May 19th, 2021

A Reading from the Gospel of John 17:11-19

“And now I will no longer be in the world, but they are in the world, while I am coming to you. Holy Father, keep them in your name that you have given me, so that they may be one just as we are. When I was with them I protected them in your name that you gave me, and I guarded them, and none of them was lost except the son of destruction, in order that the Scripture might be fulfilled. But now I am coming to you. I speak this in the world so that they may share my joy completely. I gave them your word, and the world hated them, because they do not belong to the world any more than I belong to the world. I do not ask that you take them out of the world but that you keep them from the evil one. They do not belong to the world any more than I belong to the world. Consecrate them in the truth. Your word is truth. As you sent me into the world, so I sent them into the world. And I consecrate myself for them, so that they also may be consecrated in truth.”

Opening Prayer: Graciously grant to your Church, O, merciful God, that, gathered by the Holy Spirit, she may be devoted to you with all her heart and united in purity of intent. Through our Lord Jesus Christ, your Son, who lives and reigns with you in the unity of the Holy Spirit, God forever and ever. Amen

Encountering Christ:

As I look at our divided world, where not even those who believe in Christ are united, I join Jesus in this prayer, begging the gift of unity among Christians. I bring to my prayer any situation that needs healing and the overcoming of division, as I am aware that I am joining my prayer to that of Jesus himself.

How often we feel like giving up on this difficult world of ours, so resistant to the gospel and its values. Yet Jesus, fully aware that we share his same lot of being hated by the world, does not ask the Father to remove us from the world, but to protect us, as we do our best to carry out our mission in the world.

Jesus lifted up his heart, prayed to his Father, and begged him on our behalf to “keep them in your name that you have given me.” Jesus’ name is the one by which “God greatly exalted him and bestowed on him the name that is above every name, that at the name of Jesus every knee should bend (Philippians 2:9-10). 

In these final chapters of John’s Gospel, Jesus is trying to sum up what his life and mission is all about. He speaks at length of the bond between him and his Father and it is from this bond of love that he is ‘sent’.

Jesus tells us that we too are ‘sent’ to continue his mission. Friendship with Jesus is being with him, and being sent in his name. Our mission as his followers is in the midst of and in the depths of the world. He wants his love and message inserted in the centre of the world, the city, the neighborhoods. In following him in mission and love, we are ourselves are sanctified.
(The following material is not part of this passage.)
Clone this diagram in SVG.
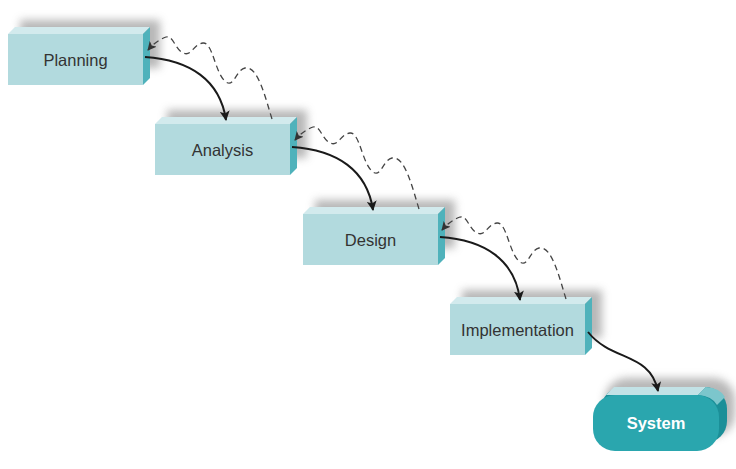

The name of Jesus is different from other names, for it is what it signifies: Jesus (Y’shua in Hebrew) is “savior, deliverer”; he redeemed us and rescued us. When we whisper the Jesus Prayer: “Jesus, son of the Living God, have mercy on me, a sinner,” we invoke a name that is powerful in protecting us from evil and darkness. We can whisper this prayer, or simply his name, “Jesus, Jesus, Jesus!

Pope Frances reminds us that the Spirit “does not remove evil with a magic wand”; instead “he pours into us the vitality of life, which is not the absence of problems, but the certainty of being loved and always forgiven by Christ, who for us has conquered sin, death and fear.” The reality of the risen Christ is that, 

from now on, nothing and no one will ever be able to separate us from his love.
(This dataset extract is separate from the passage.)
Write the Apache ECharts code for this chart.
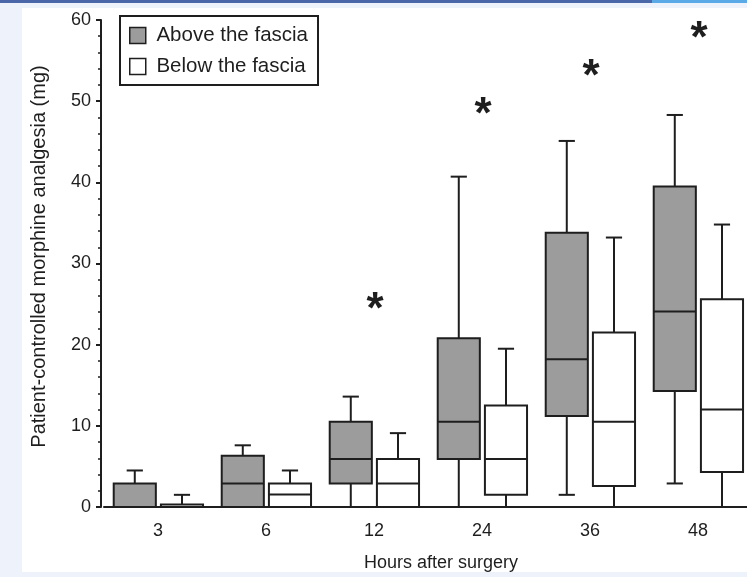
<!DOCTYPE html>
<html><head><meta charset="utf-8">
<script src="https://cdn.jsdelivr.net/npm/echarts@6/dist/echarts.min.js"></script>
<style>html,body{margin:0;padding:0;background:#fff;} #chart{width:747px;height:577px;}</style>
</head><body><div id="chart"></div>
<script>
// Hours after surgery
const categories = ['3', '6', '12', '24', '36', '48'];
// Above the fascia (grey boxes): min, Q1, median, Q3, max
const aboveMin    = [0,   0,   0,    0,    1.5,  2.9];
const aboveQ1     = [0,   0,   2.9,  5.9,  11.2, 14.3];
const aboveMedian = [0,   2.9, 5.9,  10.5, 18.2, 24.1];
const aboveQ3     = [2.9, 6.3, 10.5, 20.8, 33.8, 39.5];
const aboveMax    = [4.5, 7.6, 13.6, 40.7, 45.1, 48.3];
// Below the fascia (white boxes)
const belowMin    = [0,   0,    0,   0,    0,    0];
const belowQ1     = [0,   0,    0,   1.5,  2.6,  4.3];
const belowMedian = [0,   1.55, 2.9, 5.9,  10.5, 12.0];
const belowQ3     = [0.3, 2.9,  5.9, 12.5, 21.5, 25.6];
const belowMax    = [1.5, 4.5,  9.1, 19.5, 33.2, 34.8];
// significance markers
const starValues  = [null, null, 25.3, 49.3, 54.0, 58.7];
const yTicks = [0, 10, 20, 30, 40, 50, 60];

const INK = '#1e1e1e';
const GREY = '#9c9c9c';
const FONT = 'Liberation Sans, Arial, sans-serif';
const BOX_FRAC = 0.39, CAP_FRAC = 0.15;

function buildData(mn, q1, md, q3, mx) {
  return categories.map((c, i) => [i, mn[i], q1[i], md[i], q3[i], mx[i]]);
}

function makeBoxRender(offsetFrac, fill) {
  return function (params, api) {
    const idx = api.value(0);
    const bw = api.size([1, 0])[0];
    const cx = api.coord([idx, 0])[0] + offsetFrac * bw;
    const w = BOX_FRAC * bw;
    const cap = CAP_FRAC * bw;
    const y = k => api.coord([idx, api.value(k)])[1];
    const yMin = y(1), yQ1 = y(2), yMed = y(3), yQ3 = y(4), yMax = y(5);
    const ls = { stroke: INK, lineWidth: 2 };
    return {
      type: 'group',
      children: [
        { type: 'line', shape: { x1: cx, y1: yQ3, x2: cx, y2: yMax }, style: ls },
        { type: 'line', shape: { x1: cx - cap / 2, y1: yMax, x2: cx + cap / 2, y2: yMax }, style: ls },
        { type: 'line', shape: { x1: cx, y1: yQ1, x2: cx, y2: yMin }, style: ls },
        { type: 'line', shape: { x1: cx - cap / 2, y1: yMin, x2: cx + cap / 2, y2: yMin }, style: ls },
        { type: 'rect', shape: { x: cx - w / 2, y: yQ3, width: w, height: yQ1 - yQ3 }, style: { fill: fill, stroke: INK, lineWidth: 2 } },
        { type: 'line', shape: { x1: cx - w / 2, y1: yMed, x2: cx + w / 2, y2: yMed }, style: ls }
      ]
    };
  };
}

const chart = echarts.init(document.getElementById('chart'), null, { renderer: 'canvas' });
chart.setOption({
  backgroundColor: '#ffffff',
  animation: false,
  textStyle: { fontFamily: FONT },
  graphic: [
    { type: 'rect', shape: { x: 0, y: 0, width: 22, height: 577 }, style: { fill: '#eef3fb' }, z: -10 },
    { type: 'rect', shape: { x: 0, y: 0, width: 747, height: 8 }, style: { fill: '#eef3fb' }, z: -10 },
    { type: 'rect', shape: { x: 0, y: 572, width: 747, height: 5 }, style: { fill: '#eef3fb' }, z: -10 },
    { type: 'rect', shape: { x: 0, y: 0, width: 652, height: 3 }, style: { fill: '#4a68a8' }, z: -9 },
    { type: 'rect', shape: { x: 652, y: 0, width: 95, height: 3 }, style: { fill: '#5aaae8' }, z: -9 }
  ],
  legend: {
    left: 120, top: 16, orient: 'vertical',
    borderColor: INK, borderWidth: 2,
    padding: [9, 10, 8, 9],
    itemWidth: 16, itemHeight: 16, itemGap: 10,
    formatter: name => ' ' + name,
    textStyle: { fontSize: 20.5, color: INK, fontFamily: FONT },
    data: [
      { name: 'Above the fascia', icon: 'rect', itemStyle: { color: GREY, borderColor: INK, borderWidth: 1.5 } },
      { name: 'Below the fascia', icon: 'rect', itemStyle: { color: '#ffffff', borderColor: INK, borderWidth: 1.5 } }
    ]
  },
  grid: { left: 104, right: -5, top: 20, bottom: 70, containLabel: false, outerBoundsMode: 'none' },
  xAxis: {
    type: 'category', data: categories, boundaryGap: true,
    name: 'Hours after surgery', nameLocation: 'middle', nameGap: 47,
    nameTextStyle: { fontSize: 18, color: INK, fontFamily: FONT, padding: [0, 0, 0, 26] },
    axisLine: { lineStyle: { color: INK, width: 2 } },
    axisTick: { alignWithLabel: true, length: 4, lineStyle: { color: INK, width: 2 } },
    axisLabel: { fontSize: 18, color: INK, margin: 15, fontFamily: FONT },
    splitLine: { show: false }
  },
  yAxis: {
    type: 'value', min: 0, max: 60, interval: 10, offset: 3,
    name: 'Patient-controlled morphine analgesia (mg)', nameLocation: 'middle', nameGap: 52, nameRotate: 90,
    nameTextStyle: { fontSize: 20, color: INK, fontFamily: FONT, padding: [0, 0, 0, 14] },
    axisLine: { show: true, lineStyle: { color: INK, width: 2 } },
    axisTick: { show: true, length: 5, lineStyle: { color: INK, width: 2 } },
    minorTick: { show: true, splitNumber: 5, length: 3, lineStyle: { color: INK, width: 1.5 } },
    axisLabel: { fontSize: 18, color: INK, margin: 10, fontFamily: FONT,
      formatter: v => (yTicks.indexOf(v) >= 0 ? String(v) : '') },
    splitLine: { show: false }
  },
  series: [
    {
      name: 'Above the fascia', type: 'custom',
      itemStyle: { color: GREY, borderColor: INK },
      renderItem: makeBoxRender(-0.215, GREY),
      encode: { x: 0, y: [1, 2, 3, 4, 5] },
      data: buildData(aboveMin, aboveQ1, aboveMedian, aboveQ3, aboveMax)
    },
    {
      name: 'Below the fascia', type: 'custom',
      itemStyle: { color: '#ffffff', borderColor: INK },
      renderItem: makeBoxRender(0.222, '#ffffff'),
      encode: { x: 0, y: [1, 2, 3, 4, 5] },
      data: buildData(belowMin, belowQ1, belowMedian, belowQ3, belowMax)
    },
    {
      name: 'significance', type: 'custom',
      renderItem: function (params, api) {
        const p = api.coord([api.value(0), api.value(1)]);
        return { type: 'text', x: p[0] + 1, y: p[1] + 9,
          style: { text: '*', fill: INK, font: 'bold 44px ' + FONT, align: 'center', verticalAlign: 'middle' } };
      },
      encode: { x: 0, y: 1 },
      data: starValues.map((v, i) => (v === null ? null : [i, v])).filter(d => d)
    }
  ]
});
</script>
</body></html>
This chapter of John’s gospel presents Jesus as the giver of divine life. He possesses the fullness of Godly life. This is what he leaves to us in his flesh and blood, the Eucharist. Prayer unites us to the sacrifice of Jesus who, all through his life, not just at Calvary, gave himself to us as teacher, healer, and protector – always as a loving friend. 

Jesus desired that his disciples share the fullness of his joy by sharing in his Trinitarian life, “because they do not belong to the world.” Jesus called his disciples to follow him on a path that renounced earthly goods. He knew that the world would hate them, for their mission was to follow Christ and find their joy in him, and not in the attractions of the world. Their joy was fulfilled in discovering their mission to share Christ with others, and the early Christians did this as they “devoted themselves to the teaching of the Apostles and to the breaking of the bread and to the prayers”. Simple Christian living in small community home churches spread through the whole world. We can imitate their devotion by sharing our joy in Christ with others, especially those in our parish and our neighborhood.

Closing Prayer: 

Jesus is praying for me, for us! So often we ask others to pray for us, for we believe their prayer will benefit us. We trust the prayer of those who we believe are closer than us to God. Now we know that Jesus himself is praying for us. Trust in Jesus in his prayer for us. Thank him for his care for us, as we link our prayers to his.